Today many of these Imperial episodes are only revisited in the films that illuminate Imperial triumphs such as Cy Enfield’s Zulu (1964).  This film describes the skirmish at Rourke’s Drift between some companies of Welsh infantry and English engineers (this is neatly explained and summarised through the clash of personalities of Michael Caine as Lieutenant Gonville Bromhead and Stanley Baker as Lieutenant John Chard) and the victorious impis of King Cetshwayo after Isandlwana.  It took more than a decade for Zulu Dawn (1979) to be made and an attempt to revise the debacle by creating a sympathetic role for American superstar Burt Lancaster.  Lancaster’s more pragmatic approach to the chaos contrasts neatly with the arrogant stupidity of the British command represented by British actors such as Peter O’Toole as Lord Chelmsford and John Mills as Sir Henry Bartle Frere who convey the superior stiff upper lip but also their capacity to be morons.  A further film Khartoum (1966) starring another American superstar, Charlton Heston as General Gordon, ties in with George William Joy’s painting of the death of Gordon at the hands of the followers of the Mahdi.  The Sudanese “rebels” are depicted as religious fanatics hurling themselves upon the Maxim guns of the British army at the Battle of Omdurman and finding their utter rout incomprehensible.  Hillaire Belloc’s pithy saying comes to mind when explaining the superiority of British forces facing native armies: “we had the Maxim gun and they had not.”  No mention of these films is made in the exhibition which seems to have failed to catch up with film art.  This would have offered a further dimension, Hollywood’s attempt to incorporate the legacy of British Imperialism as a plausibly American narrative. 
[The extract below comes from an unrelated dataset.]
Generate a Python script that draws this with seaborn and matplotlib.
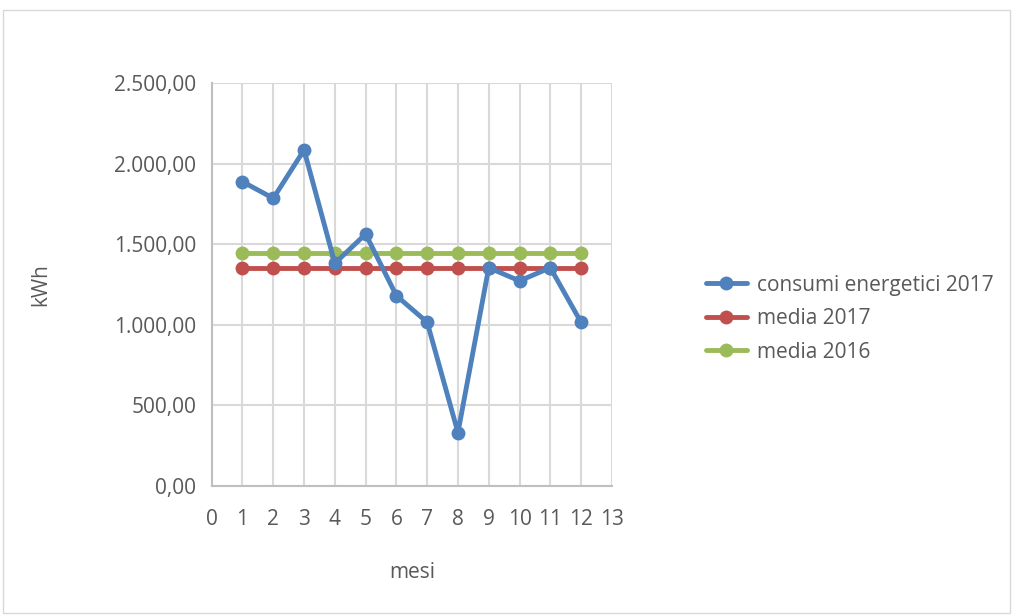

Power Dressing really speaks for itself, consisting of portraits of cross dressing Britons in native garb.  The first painting is of Captain Thomas Lee in Elizabethan dress but bare legged like an Irish Kern (an alternate explanation for Lee’s exhibitionism is that Lee had recently been widowed and was now back on the marriage market.  Since he was by this stage in his life 43 years old he was hardly a young man, his bare legs may have been an advertisement of potency.).  The painting was completed in 1594 by Marcus Gheeraerts II.  The portrait has clearly been influenced by classical works such as the Apollo Belvedere.  The image is carefully constructed and meant to send a clear message to both colonialist and colonised.  But a bolder human presence is imagined that subtly insists on the ability of colonialists to replace or even combine with the natives.

Although most of the portraits are male Englishmen in drag as natives an exception is the transformation of Pocahontas into an Elizabethan.  Pocahontas arrived in England in 1616.  In the work by the Dutch engraver Simon de Passe completed in 1616 she seems unhappy in fact it is hard to believe that this is a woman who was only 21 at the time the painting was made.  Pocahontas was not abducted and came to England of her own accord, leaving behind a husband and a young child.  In England she married and then became known as Rebecca Rolfe.  She died at Gravesend aged only 22 when attempting to depart by ship back to Virginia.   Unlike the portraits in the previous room the image of Pocahontas is a miniature.  She is dressed in sophisticated Elizabethan garb which seems to be masculine garb.  This contributes to the overall discomfiting feeling generated by the image.  The unhappiness of Pocahontas may also be as a consequence of her wearing male garb but there is clearly some discourse of cross-dressing embedded in these portraits, of people unhappily occupying an identity which could be gender, sexuality or nationality that they wish to throw off.  One way to do this was to surrender to a different culture.  This encounter, which we witness in the lives of diverse Imperialist characters and putative heroes, such as Richard Dadd or T.E.Lawrence, is fraught with the nightmarish possibility of being an outsider rejected by both cultures.  

The importance of native art, particularly the Benin bronzes which shocked the Victorians since they conceived of Africans as primitives and brutes removed from the fruits of so-called western civilisation, is also depicted.  The Victorians wondered how Africans could create complex works of art just as they were shocked and horrified by their army’s defeat at Isandlwana.  But the casting methods and techniques demonstrate that some Africans were just as developed as Europeans and far from being unevolved Neolithic throw backs.  The power of Imperialist propaganda is a key theme of this exhibition, how it functioned to persuade and depict disasters as triumphs.  It depicts openly and honestly the legacy of Imperialism which is still unfolding.  Imperials reverses and counter intuitive revelations such as the Benin bronzes constitute the subtly delineated dialogue between colonist and colonised that is presented in this exhibition which is recommended as a starting point for those wishing to understand the why and wherefore of modern Britain.